EXERCISE AIM
Locate the lines of the listing below that hold "Python", then copy each of them.

RAW DATA
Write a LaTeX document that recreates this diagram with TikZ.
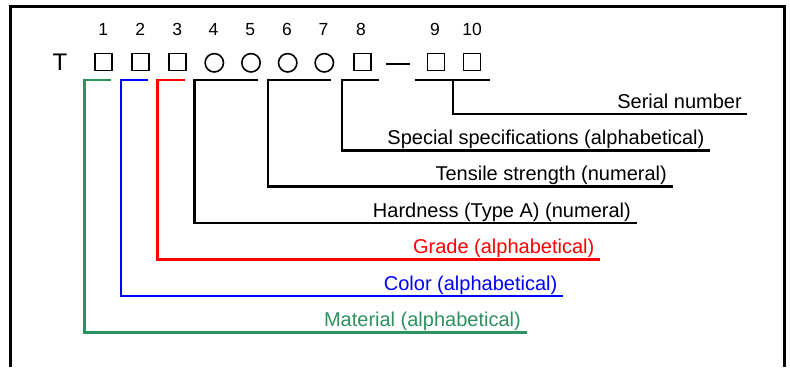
\documentclass[tikz,border=0pt]{standalone}
\usepackage{fontspec}
\setmainfont{Liberation Sans}
\definecolor{mgreen}{RGB}{46,145,96}
\begin{document}
\begin{tikzpicture}[x=1pt,y=-1pt,line join=miter,
  lbl/.style={anchor=base east,inner sep=0pt,font=\fontsize{20}{24}\selectfont},
  num/.style={anchor=base,inner sep=0pt,font=\fontsize{17.5}{20}\selectfont},
  sq/.style={draw,rectangle,line width=1.5pt,minimum size=17pt,inner sep=0pt},
  circ/.style={draw,circle,line width=1.6pt,minimum size=18.4pt,inner sep=0pt},
  brk/.style={line width=2.8pt}]
\useasboundingbox (0,0) rectangle (790,367);
% frame
\coordinate (fbl) at (10,367);
\coordinate (ftl) at (10,6.5);
\coordinate (ftr) at (784.3,6.5);
\coordinate (fbr) at (784.3,367);
\draw[line width=3pt] (fbl) -- (ftl) -- (ftr) -- (fbr);
% code line
\node[anchor=base,inner sep=0pt,font=\fontsize{24}{28}\selectfont] (T) at (60,70) {T};
\node[sq] (s1) at (103.3,62.2) {};
\node[sq] (s2) at (140.3,62.2) {};
\node[sq] (s3) at (177.5,62.2) {};
\node[circ] (s4) at (214.3,62.8) {};
\node[circ] (s5) at (251,62.8) {};
\node[circ] (s6) at (287.7,62.8) {};
\node[circ] (s7) at (324.3,62.8) {};
\node[sq] (s8) at (362.5,62.2) {};
\coordinate (d1) at (386,64);
\coordinate (d2) at (410,64);
\draw[line width=1.5pt] (d1) -- (d2);
\node[sq] (s9) at (435.8,62.2) {};
\node[sq] (s10) at (472.2,62.2) {};
% numbers
\node[num] (n1) at (103.3,35) {1};
\node[num] (n2) at (140.3,35) {2};
\node[num] (n3) at (177.3,35) {3};
\node[num] (n4) at (213.5,35) {4};
\node[num] (n5) at (250.3,35) {5};
\node[num] (n6) at (287,35) {6};
\node[num] (n7) at (323.5,35) {7};
\node[num] (n8) at (361,35) {8};
\node[num] (n9) at (435,35) {9};
\node[num] (n10) at (472,35) {10};
% label nodes
\node[lbl] (l1) at (742,108) {Serial number};
\node[lbl] (l2) at (704.5,144.3) {Special specifications (alphabetical)};
\node[lbl] (l3) at (667,180.7) {Tensile strength (numeral)};
\node[lbl] (l4) at (631,217) {Hardness (Type A) (numeral)};
\node[lbl,text=red] (l5) at (594.5,253.5) {Grade (alphabetical)};
\node[lbl,text=blue] (l6) at (557.5,290) {Color (alphabetical)};
\node[lbl,text=mgreen] (l7) at (521,326.3) {Material (alphabetical)};
% brackets
\coordinate (a1) at (415,80); \coordinate (b1) at (490,80);
\coordinate (c1) at (453,80); \coordinate (e1) at (453,114); \coordinate (f1) at (747,114);
\draw[brk] (a1) -- (b1);
\draw[brk] (c1) -- (e1) -- (f1);
\coordinate (a2) at (379,80); \coordinate (c2) at (342,80); \coordinate (e2) at (342,150.3); \coordinate (f2) at (710,150.3);
\draw[brk] (a2) -- (c2) -- (e2) -- (f2);
\coordinate (a3) at (331,80); \coordinate (c3) at (268,80); \coordinate (e3) at (268,186.7); \coordinate (f3) at (673,186.7);
\draw[brk] (a3) -- (c3) -- (e3) -- (f3);
\coordinate (a4) at (258,80); \coordinate (c4) at (194.5,80); \coordinate (e4) at (194.5,223); \coordinate (f4) at (637,223);
\draw[brk] (a4) -- (c4) -- (e4) -- (f4);
\coordinate (a5) at (185,80); \coordinate (c5) at (157.3,80); \coordinate (e5) at (157.3,259.5); \coordinate (f5) at (600,259.5);
\draw[brk,red] (a5) -- (c5) -- (e5) -- (f5);
\coordinate (a6) at (147.5,80); \coordinate (c6) at (121,80); \coordinate (e6) at (121,296); \coordinate (f6) at (563,296);
\draw[brk,blue] (a6) -- (c6) -- (e6) -- (f6);
\coordinate (a7) at (111,80); \coordinate (c7) at (84.5,80); \coordinate (e7) at (84.5,332.3); \coordinate (f7) at (527,332.3);
\draw[brk,mgreen] (a7) -- (c7) -- (e7) -- (f7);
\end{tikzpicture}
\end{document}
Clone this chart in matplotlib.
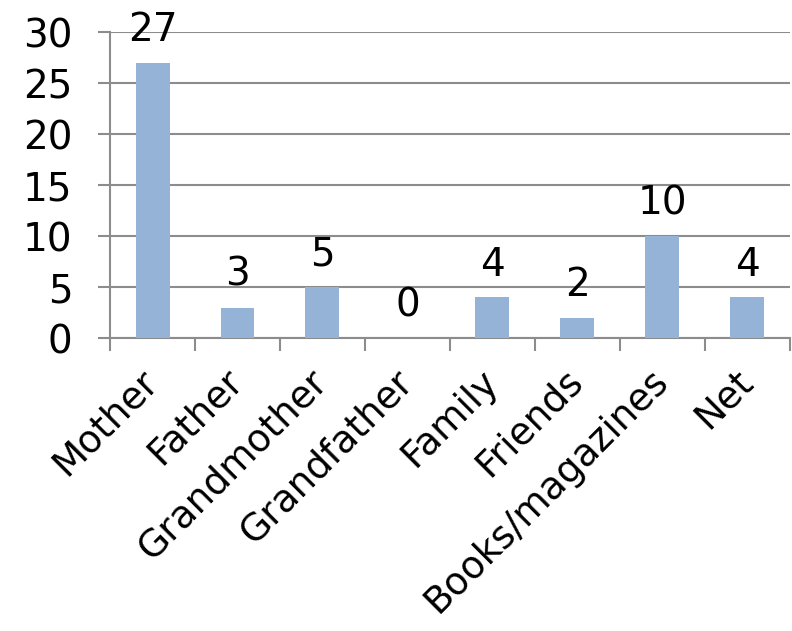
import matplotlib.pyplot as plt
import numpy as np

categories = ['Mother', 'Father', 'Grandmother', 'Grandfather', 'Family',
              'Friends', 'Books/magazines', 'Net']
counts = [27, 3, 5, 0, 4, 2, 10, 4]

plt.rcParams['font.family'] = ['DejaVu Sans']
grey = '#8c8c8c'

fig = plt.figure(figsize=(7.92, 6.31), dpi=100)
ax = fig.add_axes([0.139, 0.464, 0.858, 0.485])

x = np.arange(len(categories))
bars = ax.bar(x, counts, width=0.4, color='#95b3d7', zorder=3)
for b, v in zip(bars, counts):
    ax.annotate(str(v), (b.get_x() + b.get_width() / 2, v),
                xytext=(0, 10), textcoords='offset points',
                ha='center', va='bottom', fontsize=28, zorder=4)

ax.set_xlim(-0.5, len(categories) - 0.5)
ax.set_ylim(0, 30)
ax.set_yticks(range(0, 31, 5))
ax.tick_params(axis='y', labelsize=28, length=9, width=1.5, color=grey, pad=18)

ax.set_xticks(x)
ax.set_xticklabels(categories, rotation=45, ha='right', va='center',
                   rotation_mode='anchor', fontsize=27)
ax.tick_params(axis='x', length=0, pad=27)
ax.set_xticks(np.arange(-0.5, len(categories)), minor=True)
ax.tick_params(axis='x', which='minor', length=9, width=1.5, color=grey)

ax.yaxis.grid(True, color=grey, lw=1.5, zorder=0)
for s in ['top', 'right']:
    ax.spines[s].set_visible(False)
for s in ['left', 'bottom']:
    ax.spines[s].set_color(grey)
    ax.spines[s].set_linewidth(1.5)

plt.savefig('out.png', dpi=100)
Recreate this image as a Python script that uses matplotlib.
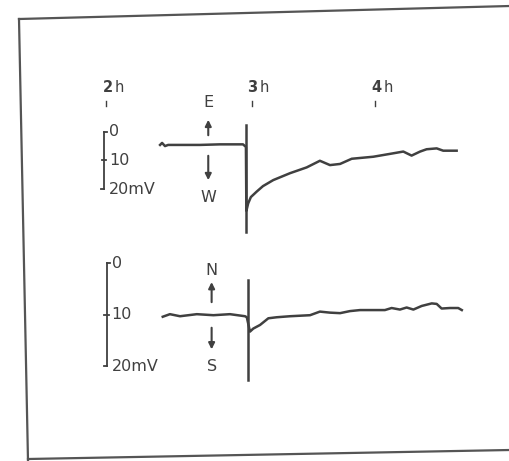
import matplotlib.pyplot as plt
from matplotlib.lines import Line2D

# time in minutes, potentials in mV (downward = more negative swing as drawn)
hour_labels = ['2', '3', '4']
hour_pos = [120, 185.1, 240]

ew_t = [144.1, 145.0, 146.3, 147.7, 153.0, 161.9, 170.8, 181.1, 182.4, 182.6,
        183.4, 184.6, 187.2, 190.0, 194.6, 202.1, 209.5, 215.4, 219.9, 224.4,
        229.6, 239.2, 246.7, 252.6, 256.3, 260.1, 263.0, 267.5, 270.4, 276.4]
ew_mv = [4.6, 3.9, 5.0, 4.6, 4.6, 4.6, 4.4, 4.4, 5.3, 27.5,
         24.9, 22.7, 20.8, 18.9, 16.8, 14.4, 12.4, 10.1, 11.6, 11.2,
         9.4, 8.7, 7.7, 6.9, 8.3, 6.9, 6.1, 5.8, 6.6, 6.6]

ns_t = [145.3, 148.5, 153.0, 160.5, 167.9, 175.3, 182.0, 182.8, 184.2, 185.7,
        188.7, 192.4, 196.1, 202.1, 211.0, 215.4, 219.9, 224.4, 228.8, 233.3,
        244.4, 247.4, 251.1, 254.1, 257.1, 260.8, 265.3, 267.5, 269.7, 273.4,
        277.1, 278.7]
ns_mv = [10.4, 9.9, 10.3, 9.9, 10.1, 9.9, 10.3, 10.5, 13.3, 12.7,
         12.0, 10.7, 10.5, 10.3, 10.1, 9.4, 9.6, 9.7, 9.3, 9.1,
         9.1, 8.7, 9.0, 8.6, 9.0, 8.3, 7.8, 7.9, 8.8, 8.7,
         8.7, 9.1]

scale_vals = [0, 10, 20]
scale_labels = ['0', '10', '20mV']

ink = '#404040'
fig = plt.figure(figsize=(5.1, 4.61), dpi=100)

# frame of the scanned figure
for xs, ys in [([19/510, 510/510], [1-19/461, 1-6/461]),
               ([19/510, 28/510], [1-19/461, 0]),
               ([28/510, 1], [1-459/461, 1-450/461])]:
    fig.add_artist(Line2D(xs, ys, color='#555555', lw=1.6))

top = fig.add_axes([0, 0, 1, 1])
top.set_xlim(72.7, 300.2)
top.set_ylim(114.3, -45.7)
bot = fig.add_axes([0, 0, 1, 1])
bot.set_xlim(72.7, 300.2)
bot.set_ylim(38.5, -51.3)
for ax in (top, bot):
    ax.axis('off')
    ax.patch.set_alpha(0)

# hour marks
for lab, p in zip(hour_labels, hour_pos):
    top.plot([p, p], [-10.7, -9.0], color=ink, lw=1)
    top.text(p - 2.0, -15.5, r'$\mathbf{%s}\,$h' % lab, ha='left',
             va='center', fontsize=10.5, color=ink)

def panel(ax, t, mv, stim, stim_y, bar_x, arrow_x, up, down, lab_up, lab_dn):
    ax.plot(t, mv, color=ink, lw=1.8, solid_joinstyle='round')
    ax.plot([stim, stim], stim_y, color=ink, lw=1.8)
    ax.plot([bar_x, bar_x], [0, 20], color=ink, lw=1.3)
    for v, lab in zip(scale_vals, scale_labels):
        if v == 0:
            ax.plot([bar_x, bar_x + 1.3], [v, v], color=ink, lw=1.3)
        elif v == 10:
            ax.plot([bar_x - 1.0, bar_x + 1.0], [v, v], color=ink, lw=1.3)
        else:
            ax.plot([bar_x - 1.3, bar_x], [v, v], color=ink, lw=1.3)
        ax.text(bar_x + 2.2, v, lab, ha='left', va='center', fontsize=11.5,
                color=ink)
    for (tail, head) in (up, down):
        ax.annotate('', xy=(arrow_x, head), xytext=(arrow_x, tail),
                    arrowprops=dict(arrowstyle='-|>', color=ink, lw=1.5,
                                    mutation_scale=9))
    ax.text(arrow_x, lab_up[1], lab_up[0], ha='center', va='center',
            fontsize=11.5, color=ink)
    ax.text(arrow_x, lab_dn[1], lab_dn[0], ha='center', va='center',
            fontsize=11.5, color=ink)

panel(top, ew_t, ew_mv, 182.4, [-2.3, 34.8], 119.1, 165.6,
      (2.2, -5.1), (7.4, 17.8), ('E', -10.0), ('W', 22.7))
panel(bot, ns_t, ns_mv, 183.2, [3.3, 22.7], 120.3, 167.1,
      (8.1, 3.1), (12.0, 17.3), ('N', 1.3), ('S', 20.0))

fig.savefig('out.png', dpi=100)
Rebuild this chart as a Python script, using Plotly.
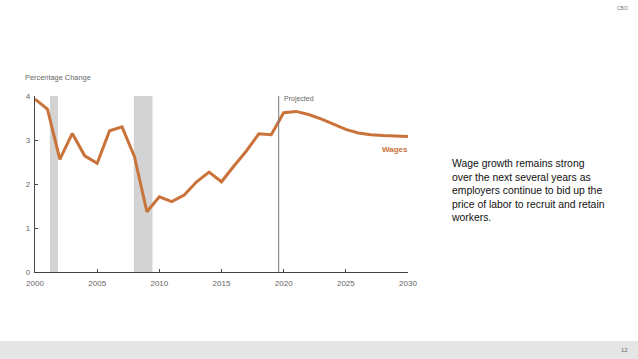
import plotly.graph_objects as go

years = list(range(2000, 2031))
wages = [3.93, 3.70, 2.56, 3.15, 2.64, 2.47, 3.21, 3.30, 2.62, 1.37,
         1.71, 1.60, 1.75, 2.05, 2.27, 2.05, 2.41, 2.75, 3.14, 3.12,
         3.62, 3.65, 3.58, 3.48, 3.36, 3.24, 3.16, 3.12, 3.10, 3.09, 3.08]
recessions = [(2001.2, 2001.85), (2007.95, 2009.45)]
projected_start = 2019.6
x_ticks = [2000, 2005, 2010, 2015, 2020, 2025, 2030]
y_ticks = [0, 1, 2, 3, 4]
orange = "#C9733A"
note = ("Wage growth remains strong<br>over the next several years as<br>"
        "employers continue to bid up the<br>price of labor to recruit and retain<br>workers.")

fig = go.Figure()
fig.add_trace(go.Scatter(x=years, y=wages, mode="lines",
                         line=dict(color=orange, width=3.0), hoverinfo="skip"))

shapes = []
for a, b in recessions:
    shapes.append(dict(type="rect", xref="x", yref="y", x0=a, x1=b, y0=0, y1=4,
                       fillcolor="#d3d3d3", line=dict(width=0), layer="below"))
shapes.append(dict(type="line", xref="x", yref="y", x0=projected_start, x1=projected_start,
                   y0=0, y1=4.0, line=dict(color="#777777", width=1)))
# bottom band
L, W, T, H = 35, 373, 96, 176
shapes.append(dict(type="rect", xref="paper", yref="paper",
                   x0=-L / W, x1=(638 - L) / W, y0=(272 - 359) / H, y1=(272 - 341) / H,
                   fillcolor="#e5e5e5", line=dict(width=0), layer="below"))

annotations = [
    dict(text="Percentage Change", xref="paper", yref="paper", x=(23 - L) / W, y=(272 - 77) / H,
         xanchor="left", yanchor="middle", showarrow=False,
         font=dict(size=7.4, color="#666666", family="Liberation Sans")),
    dict(text="Projected", xref="x", yref="paper", x=projected_start + 0.3, y=(272 - 99) / H,
         xanchor="left", yanchor="middle", showarrow=False,
         font=dict(size=7, color="#666666", family="Liberation Sans")),
    dict(text="<b>Wages</b>", xref="paper", yref="paper", x=(410 - L) / W, y=(272 - 149) / H,
         xanchor="right", yanchor="middle", showarrow=False,
         font=dict(size=8, color=orange, family="Liberation Sans")),
    dict(text=note, xref="paper", yref="paper", x=(449 - L) / W, y=(272 - 156) / H,
         xanchor="left", yanchor="top", align="left", showarrow=False,
         font=dict(size=10.4, color="#111111", family="Liberation Sans")),
    dict(text="CBO", xref="paper", yref="paper", x=(630 - L) / W, y=(272 - 8) / H,
         xanchor="right", yanchor="middle", showarrow=False,
         font=dict(size=5, color="#777777", family="Liberation Sans")),
    dict(text="12", xref="paper", yref="paper", x=(630 - L) / W, y=(272 - 350) / H,
         xanchor="right", yanchor="middle", showarrow=False,
         font=dict(size=6, color="#666666", family="Liberation Sans")),
]

fig.update_layout(
    width=638, height=359,
    margin=dict(l=L, r=638 - L - W, t=T, b=359 - T - H),
    paper_bgcolor="white", plot_bgcolor="white",
    showlegend=False, shapes=shapes, annotations=annotations,
    xaxis=dict(range=[2000, 2030], tickvals=x_ticks, showgrid=False, zeroline=False,
               showline=True, linecolor="#444444", linewidth=1.3,
               ticks="inside", ticklen=3, tickcolor="#444444", ticklabelstandoff=3,
               tickfont=dict(size=8, color="#666666", family="Liberation Sans")),
    yaxis=dict(range=[0, 4], tickvals=y_ticks, showgrid=False, zeroline=False,
               showline=True, linecolor="#444444", linewidth=1.3,
               ticks="inside", ticklen=3, tickcolor="#444444", ticklabelstandoff=2,
               tickfont=dict(size=8, color="#666666", family="Liberation Sans")),
)

fig.write_html("out.html", config={"displayModeBar": False},
               post_script="document.body.style.margin='0';document.body.style.overflow='hidden';")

THE COMPLETED TASK
Recreate this image as a Python script that uses matplotlib.
Rebuild this chart as a Python script, using Plotly.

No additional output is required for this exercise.